VANCOUVER, WA - The U.S. Air Force is confirming one of the crew members who died in a helicopter crash in England had been from Washington state.

The Air Force says Capt. Christopher S. Stover and Capt. Sean M. Ruane had been piloting the plane, along with Tech. Sgt. Dale E. Mathews, and SSgt Afton M. Ponce.

Stover was from Vancouver, Washington. His parents, who live in Vancouver, say their son graduated from Evergreen High School in 2004. They say he had been serving a three-year deployment in England, after having served in Iraq and Afghanistan. He was married in November of 2012, his wife lives in England.

Police in Norfolk still don't know what caused the crash.

The Pave Hawk helicopter slammed into the eastern coast during a low-level training mission Tuesday evening. Teams combing the marshes have been hampered by bullets scattered across the scene and have not yet recovered the crew's remains, but they hope to do so Thursday.

"We have currently cordoned off about 400 square meters of the marshland area," said Chief Superintendent Bob Scully of Norfolk Police. "The crash site itself I would describe as an area of debris on difficult terrain on the marsh."

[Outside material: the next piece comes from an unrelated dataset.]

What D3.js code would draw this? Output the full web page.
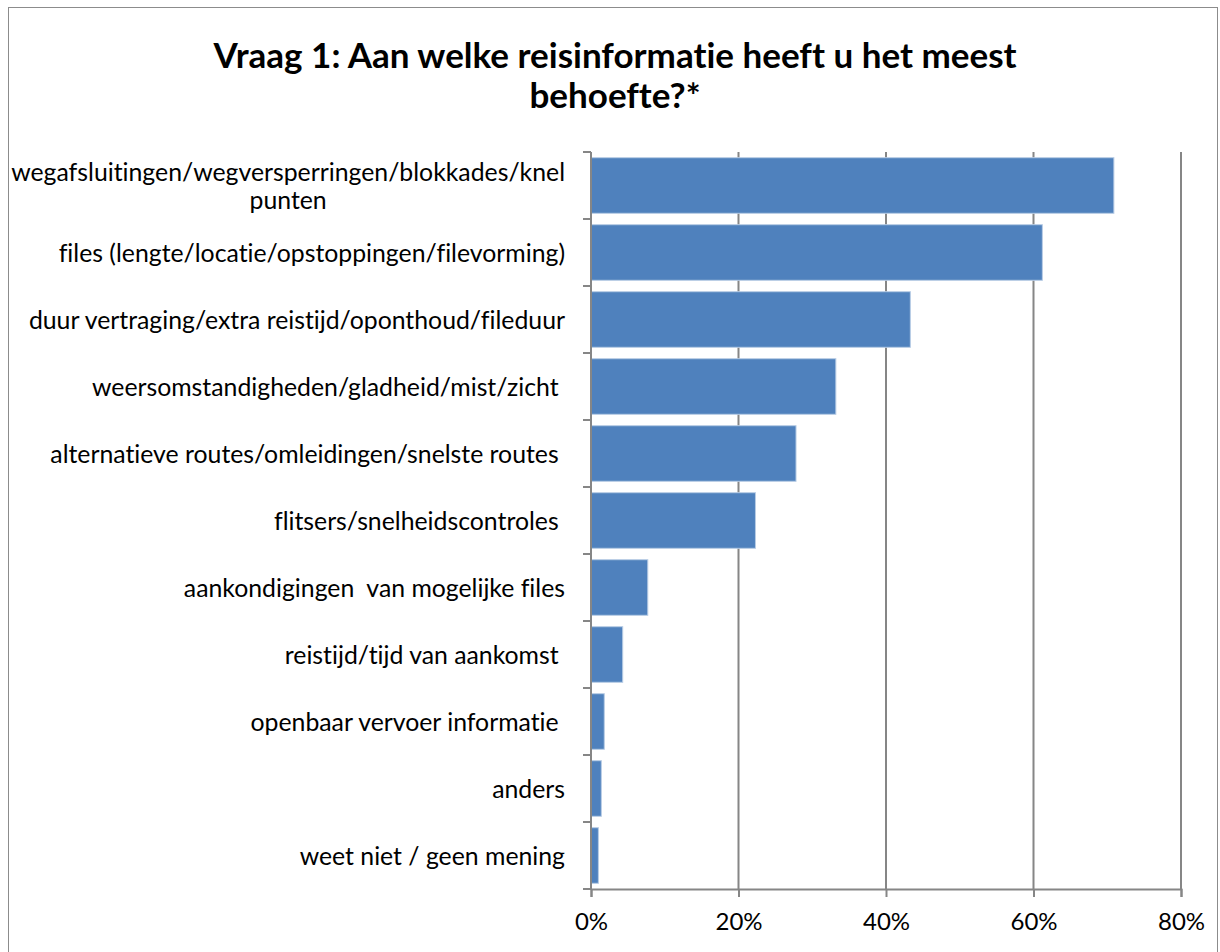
<!DOCTYPE html>
<html>
<head>
<meta charset="utf-8">
<script src="https://cdn.jsdelivr.net/npm/d3@7"></script>
<style>
  body { margin: 0; background: #fff; }
  text { font-family: Lato, "Open Sans", sans-serif; font-variant-ligatures: none; }
</style>
</head>
<body>
<div class="content"></div>
<script>
// chart data
var categories = [
  ["wegafsluitingen/wegversperringen/blokkades/knel", "punten"],
  ["files (lengte/locatie/opstoppingen/filevorming)"],
  ["duur vertraging/extra reistijd/oponthoud/fileduur"],
  ["weersomstandigheden/gladheid/mist/zicht "],
  ["alternatieve routes/omleidingen/snelste routes "],
  ["flitsers/snelheidscontroles "],
  ["aankondigingen  van mogelijke files"],
  ["reistijd/tijd van aankomst "],
  ["openbaar vervoer informatie "],
  ["anders"],
  ["weet niet / geen mening"]
];
var values = [0.709, 0.612, 0.433, 0.332, 0.278, 0.223, 0.077, 0.043, 0.018, 0.014, 0.010];
var xTicks = [0, 0.2, 0.4, 0.6, 0.8];
var titleLines = ["Vraag 1: Aan welke reisinformatie heeft u het meest", "behoefte?*"];

var W = 1220, H = 952;
var margin = {top: 152, right: 39, bottom: 63, left: 591},
    width = W - margin.left - margin.right,
    height = H - margin.top - margin.bottom;

var root = d3.select(".content")
    .append("svg")
    .attr("width", W)
    .attr("height", H);

// chart border
root.append("rect")
    .attr("x", 8.5).attr("y", 7.5)
    .attr("width", 1209).attr("height", 960)
    .attr("fill", "none")
    .attr("stroke", "#8c8c8c")
    .attr("stroke-width", 1);

// title
root.append("text")
    .attr("text-anchor", "middle")
    .attr("font-weight", "bold")
    .attr("font-size", 35)
    .attr("fill", "#000")
    .selectAll("tspan")
    .data(titleLines)
    .enter()
    .append("tspan")
    .attr("x", 615)
    .attr("y", function (d, i) { return 68 + i * 40; })
    .text(function (d) { return d; });

var svg = root.append("g")
    .attr("transform", "translate(" + margin.left + "," + margin.top + ")");

var x = d3.scaleLinear()
    .domain([0, 0.8])
    .range([0, width]);

var y = d3.scaleBand()
    .domain(d3.range(categories.length))
    .range([0, height])
    .paddingInner(0.17)
    .paddingOuter(0.085);

// vertical gridlines
svg.append("g")
    .selectAll("line")
    .data(xTicks.slice(1))
    .enter()
    .append("line")
    .attr("x1", function (d) { return x(d); })
    .attr("x2", function (d) { return x(d); })
    .attr("y1", 0)
    .attr("y2", height)
    .attr("stroke", "#868686")
    .attr("stroke-width", 2);

// bars
svg.append("g")
    .selectAll("rect")
    .data(values)
    .enter()
    .append("rect")
    .attr("x", 0)
    .attr("y", function (d, i) { return y(i); })
    .attr("width", function (d) { return x(d); })
    .attr("height", y.bandwidth())
    .attr("fill", "#4f81bd")
    .attr("stroke", "#b9cde5")
    .attr("stroke-width", 1);

// x axis
var xAxis = svg.append("g")
    .attr("transform", "translate(0," + height + ")")
    .call(d3.axisBottom(x).tickValues(xTicks).tickFormat(d3.format(".0%")).tickSize(8).tickPadding(16));
xAxis.select(".domain").attr("stroke", "#868686").attr("stroke-width", 2);
xAxis.selectAll(".tick line").attr("stroke", "#868686").attr("stroke-width", 2);
xAxis.selectAll("text")
    .attr("font-family", "Lato")
    .attr("font-size", 24)
    .attr("fill", "#000");

// y axis: the domain line and a tick at every band edge
var bandStep = height / categories.length;
svg.append("line")
    .attr("x1", 0).attr("x2", 0)
    .attr("y1", 0).attr("y2", height)
    .attr("stroke", "#868686")
    .attr("stroke-width", 2);
svg.append("g")
    .selectAll("line")
    .data(d3.range(categories.length + 1))
    .enter()
    .append("line")
    .attr("x1", -8).attr("x2", 0)
    .attr("y1", function (d) { return d * bandStep; })
    .attr("y2", function (d) { return d * bandStep; })
    .attr("stroke", "#868686")
    .attr("stroke-width", 2);

// category labels, right aligned, wrapped lines centred within the block
var labelRight = -26;
var lineH = 28;
svg.append("g")
    .selectAll("g")
    .data(categories)
    .enter()
    .append("g")
    .each(function (lines, i) {
        var g = d3.select(this);
        var cy = y(i) + y.bandwidth() / 2;
        var t = g.append("text")
            .attr("font-size", 24.8)
            .attr("fill", "#000")
            .style("white-space", "pre")
            .attr("text-anchor", "middle");
        lines.forEach(function (ln, j) {
            t.append("tspan")
                .attr("y", cy + (j - (lines.length - 1) / 2) * lineH)
                .attr("dominant-baseline", "central")
                .text(ln);
        });
        var maxW = d3.max(t.selectAll("tspan").nodes(), function (n) { return n.getComputedTextLength(); });
        t.selectAll("tspan").attr("x", labelRight - maxW / 2);
    });
</script>
</body>
</html>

Local authorities are carrying out a daylight investigation, and the bodies will be removed afterward. The aircraft was assigned to the 48th Fighter Wing.

The Pave Hawk copter assigned to the 48th Fighter Wing was based at the Royal Air Force station in Lakenheath. It was flying low at the time of the crash.

Pave Hawks are a modified version of the better-known Black Hawks. They're mostly used for combat search-and-rescue missions, mainly to recover downed air crew members or other personnel during war and other hostile situations. They typically practice flying low and fast, often at altitudes of hundreds, rather than thousands, of feet.

The choppers are highly regarded and have no known safety issues, said Peter Felstead, the editor of IHS Jane's Defence Weekly.

"It's very difficult to know if there is a mechanical problem or something other than that," he said, adding the flooded marshes will complicate the recovery of debris. The helicopter plummeted into the Norfolk Wildlife Trust Cley Marshes Nature Reserve. 

The aircraft was based at the nearby Royal Air Force station in Lakenheath. Britain's Met Office says nearby Weybourne reported wind gusts of 36 mph (58 kph) at the time of the crash, though sustained winds were weaker. The area near the site has flooded twice.

"We are having very bad weather at the moment," Felstead said. "If you are in a helicopter and you are flying quite low, if anything does go wrong there's less chance to correct it."

Pave Hawks have been deployed in numerous missions, including to Japan in the wake of the tsunami in 2011 and to the southern United States after Hurricane Katrina in 2005. They also support military operations in Afghanistan, Iraq and Libya.